In o2iblnd the scheduling code is as follows:

Code Block
/*
 * Allocate and determine the number of threads for each
 * scheduler
 */
3099 »·······kiblnd_data.kib_scheds = cfs_percpt_alloc(lnet_cpt_table(),                             
3100 »·······»·······»·······»·······»·······»·······  sizeof(*sched));
3101 »·······if (kiblnd_data.kib_scheds == NULL)
3102 »·······»·······goto failed;                                                                    
3103 
3104 »·······cfs_percpt_for_each(sched, i, kiblnd_data.kib_scheds) {                                 
3105 »·······»·······int»····nthrs;                                                                  
3106 
3107 »·······»·······spin_lock_init(&sched->ibs_lock);                                               
3108 »·······»·······INIT_LIST_HEAD(&sched->ibs_conns);
3109 »·······»·······init_waitqueue_head(&sched->ibs_waitq);
3110 
3111 »·······»·······nthrs = cfs_cpt_weight(lnet_cpt_table(), i);                                    
3112 »·······»·······if (*kiblnd_tunables.kib_nscheds > 0) {                                         
3113 »·······»·······»·······nthrs = min(nthrs, *kiblnd_tunables.kib_nscheds);                       
3114 »·······»·······} else {                                                                        
3115 »·······»·······»·······/* max to half of CPUs, another half is reserved for                    
3116 »·······»·······»······· * upper layer modules */                                               
3117 »·······»·······»·······nthrs = min(max(IBLND_N_SCHED, nthrs >> 1), nthrs);                     
3118 »·······»·······}
3119 
3120 »·······»·······sched->ibs_nthreads_max = nthrs;
3121 »·······»·······sched->ibs_cpt = i;                                                             
3122 »·······}

/*
 * start schedulers
 */
3197 static int
3198 kiblnd_dev_start_threads(struct kib_dev *dev, int newdev, u32 *cpts, int ncpts)
{
...
3204 »·······for (i = 0; i < ncpts; i++) {
3205 »·······»·······struct kib_sched_info *sched;
...
3213 »·······»·······rc = kiblnd_start_schedulers(kiblnd_data.kib_scheds[cpt]);
...
}

3156 static int
3157 kiblnd_start_schedulers(struct kib_sched_info *sched)
{
...
3178 »·······for (i = 0; i < nthrs; i++) {
3179 »·······»·······long»···id;
3180 »·······»·······char»···name[20];
3181 »·······»·······id = KIB_THREAD_ID(sched->ibs_cpt, sched->ibs_nthreads + i);
3182 »·······»·······snprintf(name, sizeof(name), "kiblnd_sd_%02ld_%02ld",
3183 »·······»·······»······· KIB_THREAD_CPT(id), KIB_THREAD_TID(id));
3184 »·······»·······rc = kiblnd_thread_start(kiblnd_scheduler, (void *)id, name);
3185 »·······»·······if (rc == 0)
3186 »·······»·······»·······continue;
3187 
3188 »·······»·······CERROR("Can't spawn thread %d for scheduler[%d]: %d\n",
3189 »·······»·······       sched->ibs_cpt, sched->ibs_nthreads + i, rc);
3190 »·······»·······break;
3191 »·······}
3192
3193 »·······sched->ibs_nthreads += i;
}

In the code snippet above you can see that each struct kib_sched_info has multiple threads. So when a connection is put on the scheduler list any of the threads in the scheduler can pick up this connection to work on.

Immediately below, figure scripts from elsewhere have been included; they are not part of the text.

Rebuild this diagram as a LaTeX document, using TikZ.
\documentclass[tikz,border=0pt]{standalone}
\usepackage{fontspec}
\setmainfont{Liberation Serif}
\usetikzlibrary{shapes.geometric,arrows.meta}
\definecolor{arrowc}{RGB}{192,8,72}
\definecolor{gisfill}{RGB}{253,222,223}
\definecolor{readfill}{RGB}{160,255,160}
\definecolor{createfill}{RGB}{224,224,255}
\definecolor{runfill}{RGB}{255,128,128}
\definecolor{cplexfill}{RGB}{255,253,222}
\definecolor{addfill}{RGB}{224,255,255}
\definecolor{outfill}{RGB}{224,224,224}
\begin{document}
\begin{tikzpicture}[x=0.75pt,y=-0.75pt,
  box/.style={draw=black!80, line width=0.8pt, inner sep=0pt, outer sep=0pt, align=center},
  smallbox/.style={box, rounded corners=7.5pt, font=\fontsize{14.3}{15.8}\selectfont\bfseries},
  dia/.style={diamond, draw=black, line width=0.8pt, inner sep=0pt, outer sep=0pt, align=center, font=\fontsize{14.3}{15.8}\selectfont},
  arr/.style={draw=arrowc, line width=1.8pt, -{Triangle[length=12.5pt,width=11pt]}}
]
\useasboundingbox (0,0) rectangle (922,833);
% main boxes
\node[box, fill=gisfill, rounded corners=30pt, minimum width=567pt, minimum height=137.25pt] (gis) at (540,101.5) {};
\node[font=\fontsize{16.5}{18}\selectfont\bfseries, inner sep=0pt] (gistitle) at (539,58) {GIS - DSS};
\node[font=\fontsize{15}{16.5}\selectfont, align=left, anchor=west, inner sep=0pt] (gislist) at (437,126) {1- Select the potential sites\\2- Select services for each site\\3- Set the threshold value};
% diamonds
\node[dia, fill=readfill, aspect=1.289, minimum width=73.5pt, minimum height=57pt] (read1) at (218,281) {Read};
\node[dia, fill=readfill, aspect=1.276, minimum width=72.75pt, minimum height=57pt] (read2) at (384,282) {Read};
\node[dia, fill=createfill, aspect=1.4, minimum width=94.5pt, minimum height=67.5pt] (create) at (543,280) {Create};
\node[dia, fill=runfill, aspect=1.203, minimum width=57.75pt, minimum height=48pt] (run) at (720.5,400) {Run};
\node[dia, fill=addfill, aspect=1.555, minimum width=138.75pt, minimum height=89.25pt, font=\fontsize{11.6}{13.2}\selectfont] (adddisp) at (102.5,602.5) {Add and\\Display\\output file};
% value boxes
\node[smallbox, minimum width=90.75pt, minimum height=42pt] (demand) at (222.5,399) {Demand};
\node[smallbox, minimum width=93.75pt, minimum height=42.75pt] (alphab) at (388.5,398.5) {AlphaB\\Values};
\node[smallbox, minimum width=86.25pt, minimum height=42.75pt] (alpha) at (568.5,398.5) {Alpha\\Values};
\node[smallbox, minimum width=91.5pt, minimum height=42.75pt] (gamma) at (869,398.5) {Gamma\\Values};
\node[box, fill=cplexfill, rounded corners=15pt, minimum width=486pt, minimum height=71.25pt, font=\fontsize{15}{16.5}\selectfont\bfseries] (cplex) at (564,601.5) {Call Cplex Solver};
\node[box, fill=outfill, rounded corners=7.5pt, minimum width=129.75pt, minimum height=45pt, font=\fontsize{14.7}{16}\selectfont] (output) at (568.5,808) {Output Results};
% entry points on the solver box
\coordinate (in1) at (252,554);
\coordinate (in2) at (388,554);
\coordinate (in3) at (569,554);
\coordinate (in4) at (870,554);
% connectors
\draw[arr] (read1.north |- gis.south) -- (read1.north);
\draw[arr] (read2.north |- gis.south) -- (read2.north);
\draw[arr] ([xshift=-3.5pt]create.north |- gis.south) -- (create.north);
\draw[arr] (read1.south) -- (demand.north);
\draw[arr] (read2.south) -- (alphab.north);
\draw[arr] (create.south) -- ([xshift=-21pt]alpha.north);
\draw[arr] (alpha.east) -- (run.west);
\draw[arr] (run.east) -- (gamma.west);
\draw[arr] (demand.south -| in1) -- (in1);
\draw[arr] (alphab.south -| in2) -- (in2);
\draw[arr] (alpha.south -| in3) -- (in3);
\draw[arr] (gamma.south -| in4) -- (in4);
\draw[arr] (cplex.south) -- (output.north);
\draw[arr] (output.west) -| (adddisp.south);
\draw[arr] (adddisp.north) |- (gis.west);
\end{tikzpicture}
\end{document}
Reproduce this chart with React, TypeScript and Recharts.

The socklnd needs to use the same mechanism.

This will result in the following structure

Gliffy Diagram
namesocklnd_sched_new
pagePin4

Implementation Details

Locking

Locking was per thread now a lock covers all the threads in the scheduler. I need to work out the impact of that.

Sending/Receiving Messages

Again each thread had access to buffers to put the data received or sent in. These can't be shared over all the threads as data can then override each other. Some investigation is needed in this area.